The National Chairman of the governing New Patriotic Party (NPP), Mr. Stephen Ayensu Ntim has appealed to the electorate in Assin North to vote massively for the party’s parliamentary candidate, Charles Opoku, in the upcoming by-election.

He made the appeal in an interview with the media when he visited the area to officially outdoor the parliamentary candidate to the entire community.

Chairman Ntim earlier paid a courtesy call on the Chief of Assin Breku, Nana Oduro Basayiadom II, and the people of Assin North Constituency ahead of the 27th June, 2023 by-election.

He praised the government for the massive projects undertaken in the constituency, assuring residents in the area that more developmental projects are in the offing.

The NPP is poised to wrestle the Assin North Constituency seat from the main opposition National Democratic Congress (NDC) in the high stakes by-election.

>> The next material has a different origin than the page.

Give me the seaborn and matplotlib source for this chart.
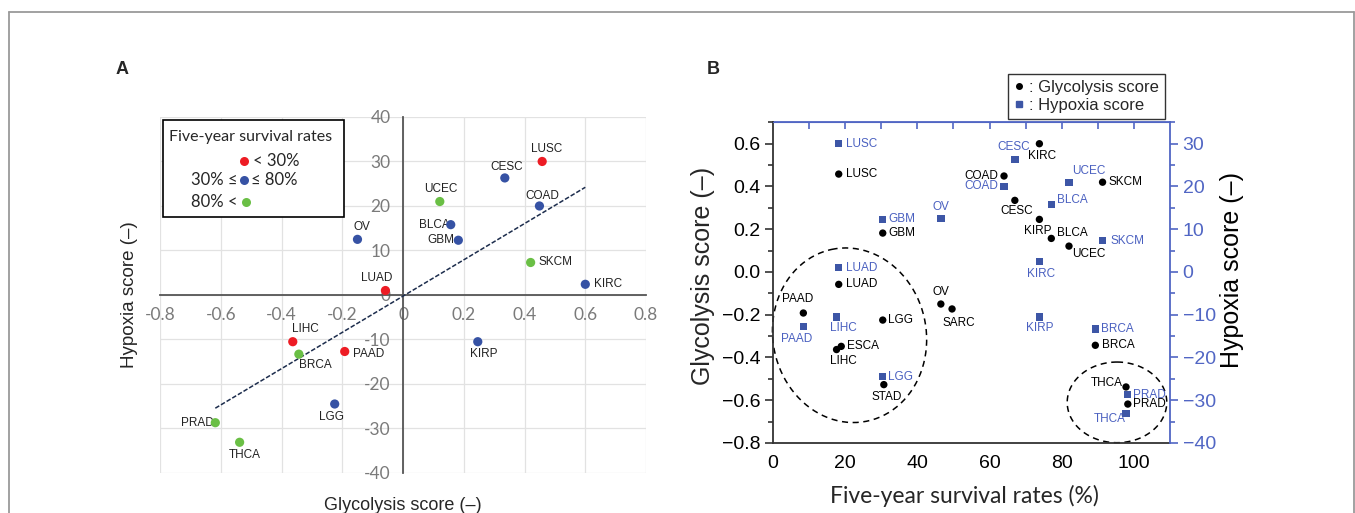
# %%
# Glycolysis / hypoxia scores vs five-year survival (two panels)
import numpy as np
import pandas as pd
import seaborn as sns
import matplotlib.pyplot as plt
from matplotlib.lines import Line2D
from matplotlib.patches import Rectangle
from matplotlib.ticker import MultipleLocator, FuncFormatter

sns.set_style("white")
plt.rcParams['font.family'] = ['Liberation Sans', 'DejaVu Sans']

# %%
# values
cancers = ['LUSC', 'CESC', 'UCEC', 'COAD', 'BLCA', 'GBM', 'SKCM', 'KIRC', 'KIRP', 'OV',
           'LUAD', 'LIHC', 'BRCA', 'PAAD', 'LGG', 'PRAD', 'THCA', 'ESCA', 'STAD', 'SARC']
glycolysis = [0.458, 0.335, 0.121, 0.449, 0.157, 0.182, 0.420, 0.600, 0.246, -0.150,
              -0.058, -0.363, -0.343, -0.192, -0.225, -0.618, -0.538, -0.348, -0.527, -0.173]
hypoxia = [30.0, 26.3, 21.0, 20.0, 15.8, 12.3, 7.3, 2.4, -10.5, 12.5,
           1.0, -10.5, -13.3, -12.7, -24.5, -28.7, -33.1, np.nan, np.nan, np.nan]
survival = [18.2, 67.0, 82.0, 64.0, 77.1, 30.4, 91.3, 73.8, 73.8, 46.5,
            18.2, 17.6, 89.3, 8.4, 30.4, 98.3, 97.8, 18.9, 30.7, 49.6]

df = pd.DataFrame({'cancer': cancers, 'glycolysis': glycolysis,
                   'hypoxia': hypoxia, 'survival': survival})
df['group'] = np.where(df['survival'] < 30, 'low',
                       np.where(df['survival'] <= 80, 'mid', 'high'))

red, blue_a, green = '#ed1c24', '#3652a4', '#6abf45'
blue = '#3d56a6'
blue_txt = '#4a60c0'
blue_ax = '#5166c4'
calibri = ['Lato', 'DejaVu Sans']

# label offsets (points) and alignment: name -> (dx, dy, ha)
labA = {'LUSC': (3, 9, 'center'), 'CESC': (1, 8, 'center'), 'UCEC': (1, 9, 'center'),
        'COAD': (2, 7, 'center'), 'BLCA': (-1, 0, 'right'), 'GBM': (-3, 0, 'right'),
        'SKCM': (6, 0, 'left'), 'KIRC': (6, 0, 'left'), 'KIRP': (4, -9, 'center'),
        'OV': (3, 9, 'center'), 'LUAD': (-6, 9, 'center'), 'LIHC': (9, 9, 'center'),
        'BRCA': (12, -8, 'center'), 'PAAD': (6, -1.5, 'left'), 'LGG': (-2, -9, 'center'),
        'PRAD': (-1, 0, 'right'), 'THCA': (4, -9, 'center')}
labB_gly = {'LUSC': (5, 0, 'left'), 'GBM': (4, 0, 'left'), 'LUAD': (5, 0, 'left'),
            'PAAD': (-4, 10, 'center'), 'LGG': (4, 0, 'left'), 'LIHC': (5, -8, 'center'),
            'ESCA': (4, 0, 'left'), 'STAD': (2, -9, 'center'), 'OV': (0, 9, 'center'),
            'SARC': (5, -10, 'center'), 'COAD': (-4, 0, 'right'), 'CESC': (1, -8, 'center'),
            'KIRC': (2, -9, 'center'), 'KIRP': (-1, -8, 'center'), 'BLCA': (4, 4, 'left'),
            'UCEC': (14, -6, 'center'), 'SKCM': (4, 0, 'left'), 'BRCA': (5, 0, 'left'),
            'THCA': (-2, 3, 'right'), 'PRAD': (4, 0, 'left')}
labB_hyp = {'LUSC': (5, 0, 'left'), 'GBM': (4, 0, 'left'), 'OV': (0, 8, 'center'),
            'LUAD': (5, 0, 'left'), 'LIHC': (5, -8, 'center'), 'PAAD': (-5, -9, 'center'),
            'LGG': (4, 0, 'left'), 'COAD': (-4, 0, 'right'), 'CESC': (-1, 9, 'center'),
            'UCEC': (14, 8, 'center'), 'BLCA': (4, 3, 'left'), 'SKCM': (6, 0, 'left'),
            'KIRC': (1, -9, 'center'), 'KIRP': (0, -8, 'center'), 'BRCA': (4, 0, 'left'),
            'PRAD': (4, 0, 'left'), 'THCA': (-12, -4, 'center')}

fig = plt.figure(figsize=(13.55, 5.13), dpi=100)

# outer frame (open at the bottom)
for xs, ys in [([0.0066, 0.0066], [0, 0.9766]), ([0.0066, 0.9993], [0.9766, 0.9766]),
               ([0.9993, 0.9993], [0.9766, 0])]:
    fig.add_artist(Line2D(xs, ys, color='#9a9a9a', lw=1.3, transform=fig.transFigure))

# %%
# Panel A
axA = fig.add_axes([0.1181, 0.078, 0.3587, 0.694])
dA = df.dropna(subset=['hypoxia'])
sns.scatterplot(data=dA, x='glycolysis', y='hypoxia', hue='group',
                palette={'low': red, 'mid': blue_a, 'high': green},
                s=44, edgecolor='none', legend=False, ax=axA, zorder=4)

slope, icpt = np.polyfit(dA['glycolysis'], dA['hypoxia'], 1)
xl = np.array([dA['glycolysis'].min(), dA['glycolysis'].max()])
axA.plot(xl, slope * xl + icpt, color='#1d2d4d', lw=1.1, ls=(0, (3, 1.3)), zorder=3)

for _, r in dA.iterrows():
    dx, dy, ha = labA[r['cancer']]
    axA.annotate(r['cancer'], (r['glycolysis'], r['hypoxia']), xytext=(dx, dy),
                 textcoords='offset points', ha=ha, va='center', fontsize=8.5, color='#222222')

axA.set_xlim(-0.8, 0.8)
axA.set_ylim(-40, 40)
axA.set_xticks(np.arange(-0.8, 0.81, 0.2))
axA.set_yticks(range(-40, 41, 10))
axA.xaxis.set_major_formatter(FuncFormatter(lambda v, p: f'{round(v, 1) + 0:g}'))
axA.yaxis.set_major_formatter(FuncFormatter(lambda v, p: f'{v:g}'))
axA.grid(True, color='#e2e2e2', lw=0.9)
axA.set_axisbelow(True)
for s in ['top', 'right']:
    axA.spines[s].set_visible(False)
for s in ['left', 'bottom']:
    axA.spines[s].set_position(('data', 0))
    axA.spines[s].set_color('#555555')
    axA.spines[s].set_linewidth(1.3)
axA.tick_params(length=0, labelsize=12.5, colors='#7a7a7a', pad=9)
for lab in axA.get_xticklabels() + axA.get_yticklabels():
    lab.set_family(calibri)
axA.set_xlabel('Glycolysis score (–)', fontsize=13)
axA.set_ylabel('Hypoxia score (–)', fontsize=13.5)
axA.xaxis.set_label_coords(0.5, -0.068)
axA.yaxis.set_label_coords(-0.045, 0.5)

# legend box of panel A
axA.add_patch(Rectangle((0.006, 0.72), 0.373, 0.272, transform=axA.transAxes,
                        fill=True, facecolor='white', edgecolor='black', lw=1.2, zorder=5))
axA.text(0.0185, 0.943, 'Five-year survival rates', transform=axA.transAxes,
         ha='left', va='center', fontsize=11.5, family=calibri, zorder=6)
axA.plot([0.1728], [0.876], 'o', color=red, ms=6.5, mec='none', transform=axA.transAxes,
         clip_on=False, zorder=6)
axA.text(0.192, 0.876, '< 30%', transform=axA.transAxes, ha='left', va='center',
         fontsize=12, family=calibri, zorder=6)
axA.plot([0.1735], [0.823], 'o', color=blue_a, ms=6.5, mec='none', transform=axA.transAxes,
         clip_on=False, zorder=6)
axA.text(0.159, 0.823, '30% ≤', transform=axA.transAxes, ha='right', va='center',
         fontsize=12, family=calibri, zorder=6)
axA.text(0.188, 0.823, '≤ 80%', transform=axA.transAxes, ha='left', va='center',
         fontsize=12, family=calibri, zorder=6)
axA.plot([0.1763], [0.761], 'o', color=green, ms=6.5, mec='none', transform=axA.transAxes,
         clip_on=False, zorder=6)
axA.text(0.159, 0.761, '80% <', transform=axA.transAxes, ha='right', va='center',
         fontsize=12, family=calibri, zorder=6)

fig.text(122 / 1355, 1 - 70 / 513, 'A', fontsize=13, fontweight='bold', ha='center', va='center')
fig.text(713 / 1355, 1 - 70 / 513, 'B', fontsize=13, fontweight='bold', ha='center', va='center')

# %%
# Panel B
axB = fig.add_axes([0.5705, 0.1365, 0.293, 0.625])
sns.scatterplot(data=df, x='survival', y='glycolysis', color='black', s=28,
                marker='o', edgecolor='none', ax=axB, zorder=4)
for _, r in df.iterrows():
    dx, dy, ha = labB_gly[r['cancer']]
    axB.annotate(r['cancer'], (r['survival'], r['glycolysis']), xytext=(dx, dy),
                 textcoords='offset points', ha=ha, va='center', fontsize=8.5, color='black')

ax2 = axB.twinx()
sns.scatterplot(data=dA, x='survival', y='hypoxia', color=blue, s=28,
                marker='s', edgecolor='none', ax=ax2, zorder=4)
for _, r in dA.iterrows():
    dx, dy, ha = labB_hyp[r['cancer']]
    ax2.annotate(r['cancer'], (r['survival'], r['hypoxia']), xytext=(dx, dy),
                 textcoords='offset points', ha=ha, va='center', fontsize=8.5, color=blue_txt)

# dashed rings around the low- and high-survival groups (sizes in pixels)
px_x, px_y = 3.625, 212.0
for cx, cy, a, b, th in [(21.2, -0.296, 87, 77, 12), (95.3, -0.61, 40, 50, 0)]:
    t = np.linspace(0, 2 * np.pi, 200)
    th = np.radians(th)
    ux, uy = -np.sin(th), np.cos(th)
    vx, vy = np.cos(th), np.sin(th)
    ex = a * np.cos(t) * ux + b * np.sin(t) * vx
    ey = a * np.cos(t) * uy + b * np.sin(t) * vy
    axB.plot(cx + ex / px_x, cy + ey / px_y, color='black', lw=1.1,
             ls=(0, (4, 3)), clip_on=False, zorder=2)

axB.set_xlim(0, 110)
axB.set_ylim(-0.8, 0.7)
ax2.set_ylim(-40, 35)
axB.set_xticks(range(0, 101, 20))
axB.xaxis.set_minor_locator(MultipleLocator(10))
axB.set_yticks(np.arange(-0.8, 0.61, 0.2))
axB.yaxis.set_minor_locator(MultipleLocator(0.1))
axB.yaxis.set_major_formatter(FuncFormatter(lambda v, p: f'{round(v, 1) + 0:.1f}'.replace('-', '\u2212')))
ax2.set_yticks(range(-40, 31, 10))
ax2.yaxis.set_minor_locator(MultipleLocator(5))

axB.tick_params(axis='both', which='major', direction='out', length=6, width=1.2,
                labelsize=14, color='#333333', labelcolor='black', pad=3)
axB.tick_params(axis='both', which='minor', direction='out', length=3.5, width=1.2, color='#333333')
axB.tick_params(axis='x', which='both', top=False)
ax2.tick_params(axis='y', which='major', direction='out', length=6, width=1.2,
                labelsize=14, colors=blue_ax, pad=3)
ax2.tick_params(axis='y', which='minor', direction='out', length=3.5, width=1.2, colors=blue_ax)
ax2.yaxis.set_major_formatter(FuncFormatter(lambda v, p: f'{v:g}'.replace('-', '\u2212')))

top = axB.secondary_xaxis('top')
top.set_xticks(range(10, 101, 10))
top.tick_params(direction='in', length=5, width=1.2, color=blue_ax, labeltop=False)
top.spines['top'].set_color(blue_ax)
top.spines['top'].set_linewidth(1.3)

for s in ['left', 'bottom']:
    axB.spines[s].set_color('#333333')
    axB.spines[s].set_linewidth(1.3)
axB.spines['top'].set_color(blue_ax)
axB.spines['right'].set_visible(False)
for s in ['left', 'bottom', 'top']:
    ax2.spines[s].set_visible(False)
ax2.spines['right'].set_color(blue_ax)
ax2.spines['right'].set_linewidth(1.3)

axB.set_xlabel('Five-year survival rates (%)', fontsize=16.5, family=calibri)
axB.set_ylabel('Glycolysis score (–)', fontsize=18)
ax2.set_ylabel('Hypoxia score (–)', fontsize=18, color='black')
axB.xaxis.set_label_coords(0.482, -0.13)
axB.yaxis.set_label_coords(-0.145, 0.52)
ax2.yaxis.set_label_coords(1.125, 0.54)

handles = [Line2D([], [], ls='none', marker='o', color='black', ms=4),
           Line2D([], [], ls='none', marker='s', color=blue, ms=4)]
axB.legend(handles, [': Glycolysis score', ': Hypoxia score'], loc='lower center',
           bbox_to_anchor=(0.79, 1.01), fontsize=12, frameon=True, fancybox=False,
           edgecolor='black', handlelength=0.6, handletextpad=0.3, borderpad=0.35,
           labelspacing=0.2, borderaxespad=0)
axB.get_legend().get_frame().set_linewidth(1.0)

fig.savefig('out.png', dpi=100)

The by-election has become necessary after a seven-member panel of the Supreme Court unanimously declared as unconstitutional, the election of Mr. James Gyakye Quayson as MP in 2020.

“Parliament is ordered to expunge the name of first defendant (James Gyakye Quayson) as Member of Parliament for Assin North Constituency,” the court ruled.

The court held that the whole process leading to the election of Mr Quayson – filing of nomination forms, election itself and swearing-in, were all in violation of Article 94(2)(a) of the 1992 Constitution, which bars a person with dual citizenship from contesting as an MP.

The pointed out that as of the time Mr Quayson filed his nomination forms in October 2020 to contest for the Assin North seat, he had not renounced his Canadian citizenship and, therefore, was not qualified per Article 94(2)(a) of the Constitution.

Consequently, the court further held that the Electoral Commission (EC) also violated Article 94(2)(a) of the Constitution when it permitted Mr Quayson to contest the election.

“Upon the true and proper interpretation of Article 94(2)(a) the decision of second defendant [Electoral Commission] to permit the first defendant [James Gyakye Quayson] to contest the parliamentary election of Assin North when the first defendant had not shown evidence of the cancellation of his citizenship of Canada is an act which is inconsistent with and violates Article 94(2)(a) of the 1992 Constitution,” the court held.

The court therefore declared that the election of Mr Quayson as well as his swearing-in as an MP was unconstitutional, null, void and of no legal effect.